Just a quick post to mention this story:
Spreads on AAA-rated CMBS have narrowed by 100 to 150 basis points as a rally in these securities continues for the second straight month, particularly in five-year triple-A paper, according to a new report from Trepp. Predictably, the spreads have narrowed more on loans backed by stronger collateral, Trepp says. The narrowing has occurred even amid what the CMBS information provider calls "continued negative headlines."
Combine TALF, underwriting and dealmaking and what do you get? This. Let's see where it goes.

GGP - people didn't see this coming?

You can't be serious. The way this case is going, and now with a plan delayed for quite some time, we see this:
[GGP] at a hearing said it was considering ways to treat some of its subsidiaries as a single debtor and override their status as separate companies, according to a transcript of the hearing.
Perhaps even more stunning is this howler:
"This was a surprising development that was probably saber-rattling on General Growth's part," said Daniel Rubock, a senior vice-president at Moody's, who attended the hearing.
Saber-rattling, yes? But surprising? Not in my humble opinion, as I think I alluded to some months ago. From a tactical legal standpoint it makes a lot of sense to me, and I know I am not alone in saying that you could see this being at least a thought in the back of someone's head. I readily admit to happily not being an expert in substantive consolidation, but the mere fear of it in the eyes of the lenders -- even if it is an uphill battle for GGP to get it -- might make some kind of global settlement more likely, as the story quite correctly points out.

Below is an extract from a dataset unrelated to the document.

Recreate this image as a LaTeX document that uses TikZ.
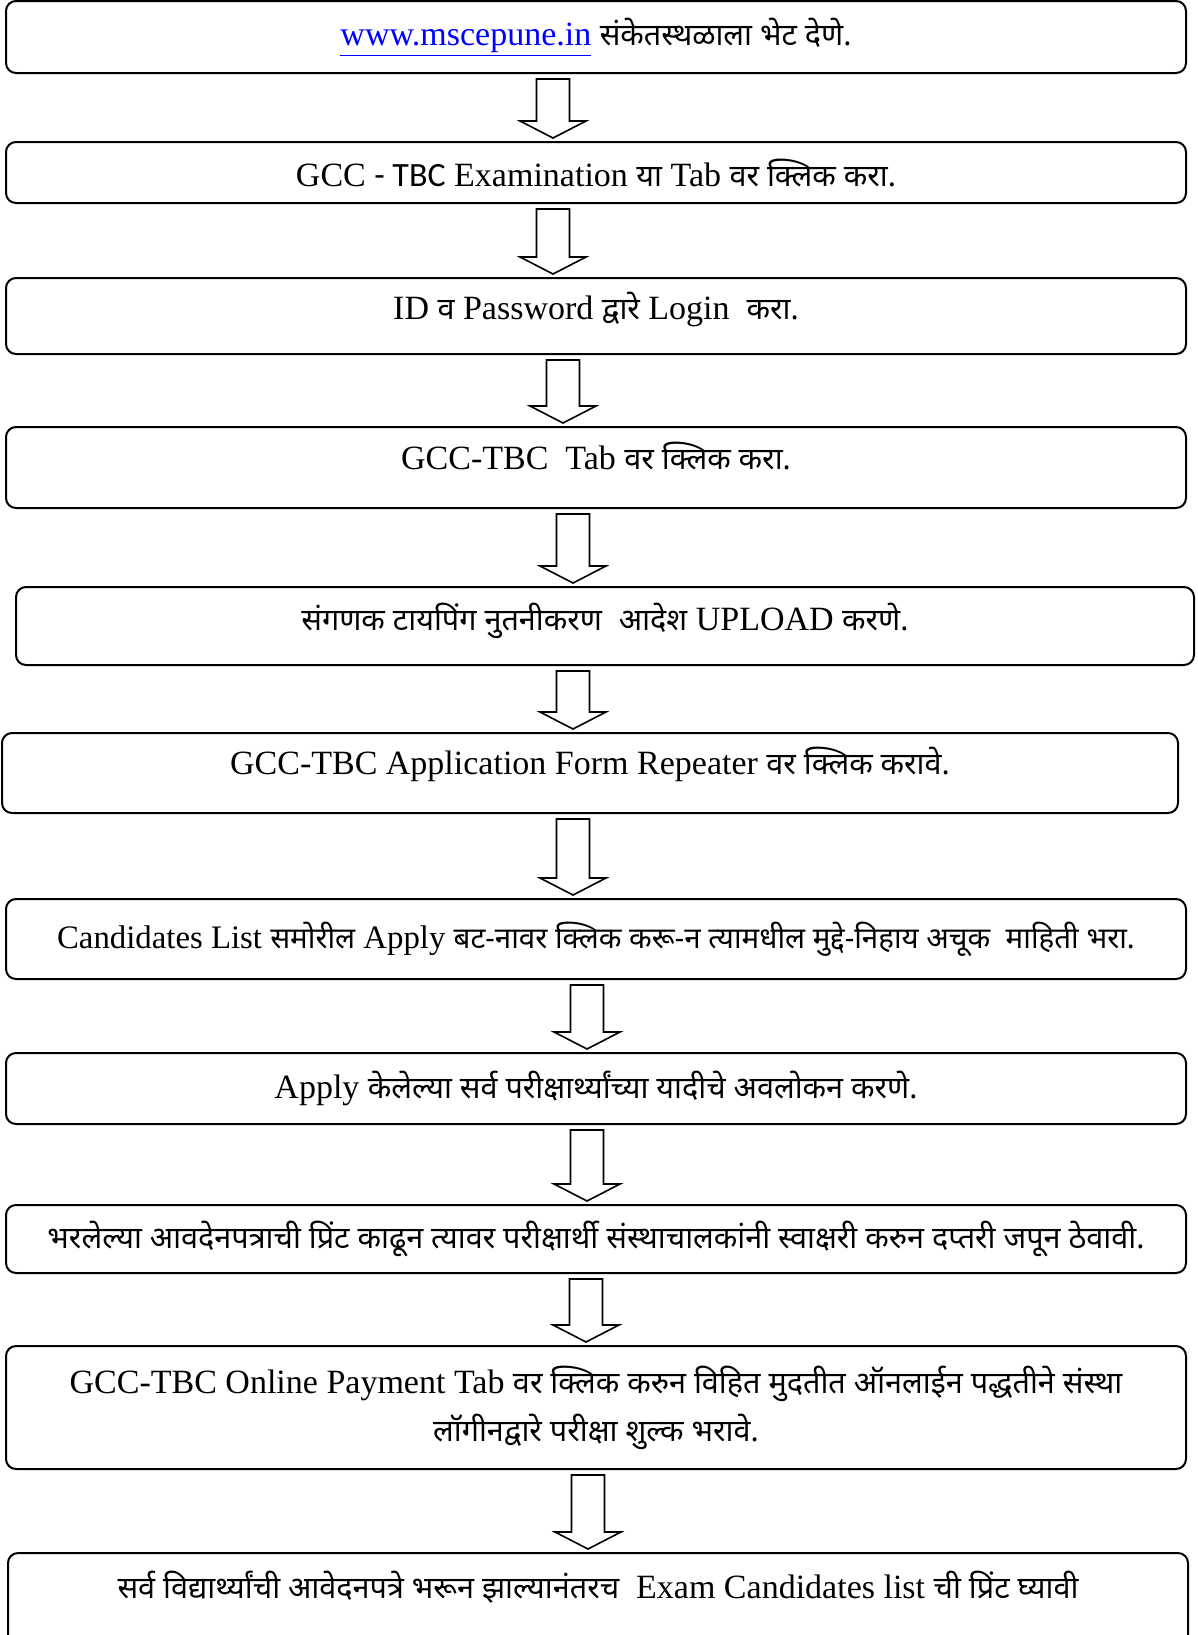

Speaking of fear, if you've read this far I think you know this goes way beyond GGP. If the company were to go to that nuclear option and then even succeed, then every other distressed borrower will copycat on to that theory and create what could be a complete disaster at the end of the day. It almost goes without saying that this would mean "pop" goes the loan market, such that it is these days anyway.